With blistering solar radiation, zero air pressure, and a surface temperature that can raise the thermometer to a sweltering 800 degrees Fahrenheit, it's as inhospitable a place as can be imagined, and certainly not what one would consider a fertile environment.
But a new study making its mark in the online journal Scientific Reports is offering a radical theory suggesting that Mercury's scattered riot of collapsed impact craters, uneven mountains, and crumbled boulders might once have hidden the essential ingredients to support life on the most basic of levels, in the form of subsurface chemical compounds known as volatiles.
These volatiles, elements that can transform from solid to gas to liquid, may have percolated up from below and provided a nurturing home for prebiotic chemisty, or even a nursery for simple life forms.
This flies in the face of the longstanding hypothesis that the tiny planet's confusing mess of rocks and jagged depressions was caused by a massive asteroid strike, which resulted in swarms of intense earthquakes and magma ejecta.
For more than 50 years, since the data collected by NASA's Mariner 10 probe in the mid-'70s, this has been one of the only explanations for the region's tumultuous landscape — until this intriguing re-examination occurred, which might alter our opinions of our hot-tempered neighbor, whose lead-melting climate seems the last place for life to thrive.
“Think of a kid throwing up a bunch of building blocks and how they land,” said study co-author Deborah Domingue of Arizona's Planetary Science Institute. “Some are up, some are down, some are tilted — that’s chaotic terrain.”
The key to this new hypothesis is the observation of collapsed or ravaged terrain and concerns the effects these underground volatiles might once have had on the desolate landscape, rather than geologic upheaval and volcanic activity. To form the foundation of this premise, scientists relied upon high-resolution imagery and laser altimeter topography collected by NASA's MESSENGER (MErcury Surface Space ENvironment GEochemistry and Ranging) spacecraft, which became the first probe ever to orbit Mercury, from 2011 to 2015.

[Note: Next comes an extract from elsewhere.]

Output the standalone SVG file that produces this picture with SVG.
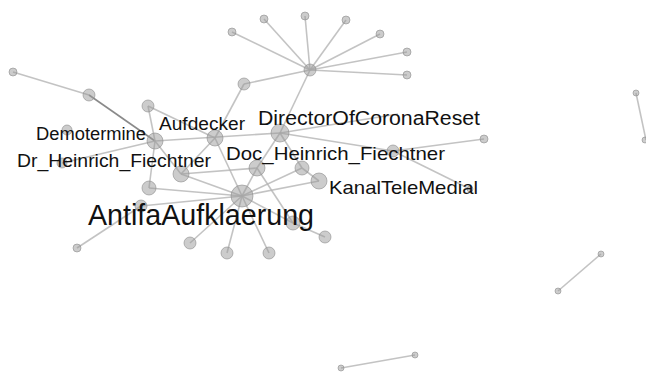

Mercury's etched, carbon-based surface is highlighted by a ginormous impact basin named Caloris, which spans 800 miles in diameter. Surrounding the crater is a vast basin of haphazardly placed mountains and valleys, revealing significant surface elevation losses and widespread landform retention, and indicating an origin due to a systematic collapse of its chemical-rich crust some 2 billion years after the Caloris crater formed.
“The apparent compositional diversity suggests that the planet’s upper crust might effectively be comprised of a large number of compositional and thermal conditions, some perhaps habitable,” explains lead study author Alexis Rodriguez of the Planetary Science Institute.
This new research paper may radically realign our impressions of Mercury as a toasty, lifeless heavenly body and reformulate scientists' definitions of habitable worlds as they continue to hunt for proper exoplanet candidates that might support life.